Information and Investment #1



I return to G. B. Richardson's book Information and Investment: A Study in the Working of the Competitive Economy. My previous (November) posts’ titles start with 'The Organization of Industry’ and ‘Perfect Competition.’

Chapter III is The Co-ordination of Competitive Investments. It is about an entrepreneur’s information and consideration of other entrepreneurs who are his competitors. (Like Richardson did, I use he/his for convenience. It could be she/her, or it/its for a firm, as well.)

The profitability of any one investment project is dependent in part on the volume of investment by competitors. Suppose an entrepreneur expects the demand for a particular product to rise, one that he could fulfill. If he believes the situation offers a profit opportunity for him in particular, he needs assurance that that the volume of investment undertaken by his competitors will not be so much that an excess supply will occur. However, the information available for that assurance often doesn’t exist.
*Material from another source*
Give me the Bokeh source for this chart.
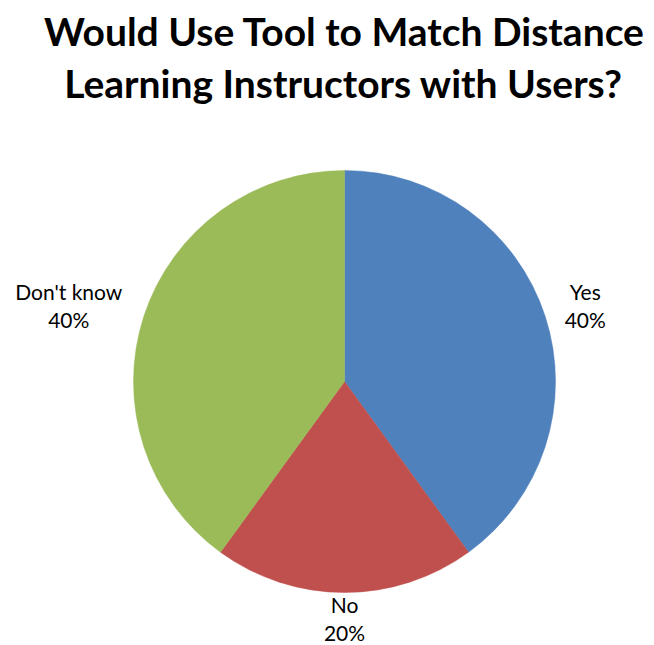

In a free enterprise system all the competitors don’t meet and plan their levels of production together. The less they cooperate, the more difficult it is to see how the required information could be obtained. Adequate market information seems unobtainable. Nor can one plausibly contend that it is possible to predict the actions of competitors merely by considering what one would do oneself in like circumstances.

In some circumstances certain producers having a temporary monopoly of information about a general profit opportunity may be important to securing its successful exploitation.
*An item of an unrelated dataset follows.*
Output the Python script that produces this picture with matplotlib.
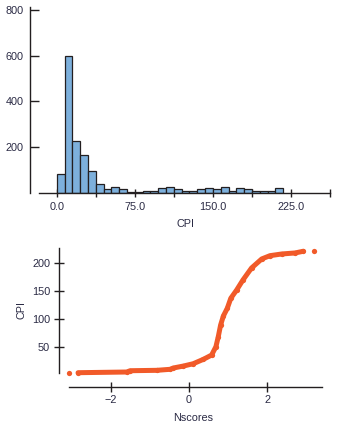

The upper limit on the volume of future competitive supply will depend on the number of firms which could increase their capacity in time and to the extent they could do so. Perhaps for some the extra resources aren’t available. The impossibility of borrowing unlimited sums at the same rate of interest is a crucial check, and an ‘imperfection’ of the capital market that is incompatible with the perfect competition model.

When we consider an individual producer, we should couple his supply curve and his demand curve – not the general supply curve and demand curve for his commodity in a wide market.

Perhaps the most obvious way in which a producer may try to secure the loyalty of his customers is by offering a differentiated product which they prefer to any substitutes. Commodities may be differentiated, not only by their particular attributes, but by where they are available due to transport costs.

The market attachment known as ‘goodwill’ has probably received more attention from businessmen than by most economists. Buyers may be unwilling to patronize a different producer, even if momentarily tempted, if they believe loyalty to him affords the best chance of good treatment over a long period.

The availability of information about competitive production depends on various restraints that reduce the freedom of action of individual entrepreneurs. By assuming, overtly or tacitly, that it is zero, and therefore neglecting the whole problem of information, the perfect competition model is unrealistic and inadequate.